Ben her halükarda Abdullah Gül'ün 2019'da aday olacağına ihtimal vermiyorum.

Fakat birileri gibi sayın Gül'ün sağlamcı/korkak bir siyasetçi olduğunu da düşünmüyorum.

Fazilet Partisi'nde Necmettin Erbakan gibi kurucu ve güçlü bir lidere bayrak açma cesaretini gösterip yenilikçi hareketin başını çeken bir ismi, korkaklıkla itham etmek  büyük haksızlık sayılmaz mı?

Sayın Erdoğan da yol arkadaşını herkesten çok daha iyi tanıdığı için olsa gerek, temkinli davranıyor.

Sayın Erdoğan,  belki de sayın Gül'ün gerçekten aday olabileceğinden şüphe ederek;  bunun sağlamasını yapmak ve olası bir düşünceyi önceden deşifre etmek adına da sayın Gül'e bilinçli olarak yüklenmiş olamaz mı?

Nitekim asıl mesele sayın Gül'ün mezkur konuya getirdiği eleştiri olamaz! Ama o eleştiri bardağı taşıran son damla olmuş olabilir.

Dolayısıyla...

"İktidar gölge kabul etmez" sözü burada bir kez daha tecelli buluyor.

Ne var ki,  Abdullah Gül de siyasi varlığını konsolide etmek adına zaman zaman sıra dışı çıkışlar yapmak zorunda kalıyor olabilir. 

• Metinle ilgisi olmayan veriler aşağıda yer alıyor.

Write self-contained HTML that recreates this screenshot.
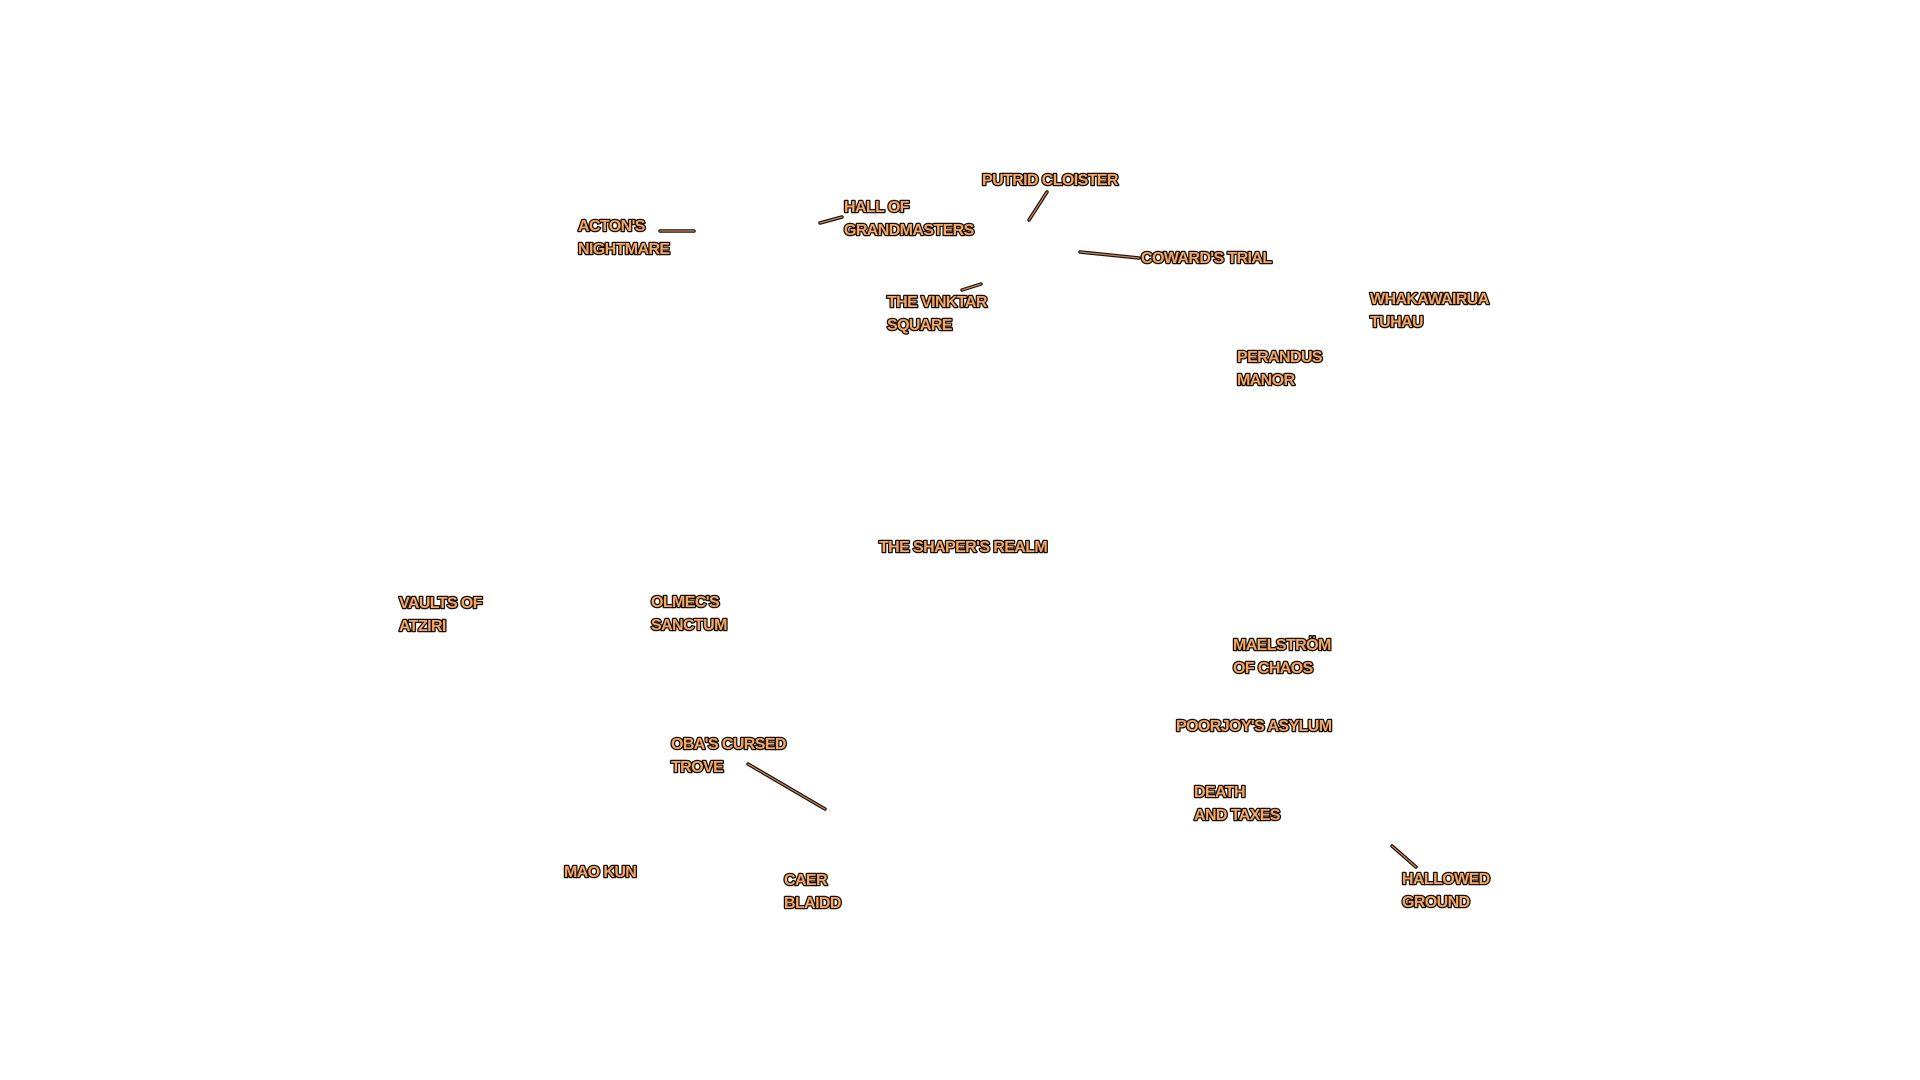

Çünkü Recep Tayyip Erdoğan'a oy verenler; Abdullah Gül'ü  AK Parti hareketinin sigortası olarak görüyor.

Son olarak...

Merhum cumhurbaşkanlarımızdan Süleyman Demirel'in “Cumhurbaşkanlığı makamı öyle her faninin elinin tersiyle itebileceği bir makam değildir” sözüne atıfta bulunarak Abdullah Gül'ün mutlaka aday olmak isteyeceğini savunanlar var.

Doğru! Ama Süleyman Demirel'in  bu sözü o makamı hayal edip de, o hayali gerçekleştirmeyenler için geçerli  değil midir?  Zira, sayın Gül o şerefe nail olmuş bir isimdir.

Sözün özü: Sayın Erdoğan'ın  sayın Gül'e karşı tepkisini düz mantıkla değerlendirmek;  yanılgılara neden olabilir. Özellikle AK Parti saflarında siyaset yapanların bu yönde tarafsız kalmalarının siyasi ikballeri açısından büyük önem arz ettiğinin altını çizmek isterim. 

Not: Sayın Ahmet Sever'in kitabından edindiğim intibaya göre;  Recep Tayyip Erdoğan'a karşı rakip olması noktasında;  Abdullah Gül'ü  ikna edebilecek tek gücün Hayrunnisa Gül  hanımefendi olduğuna kanaat getirdiğimi söylemeden geçemeyeceğim.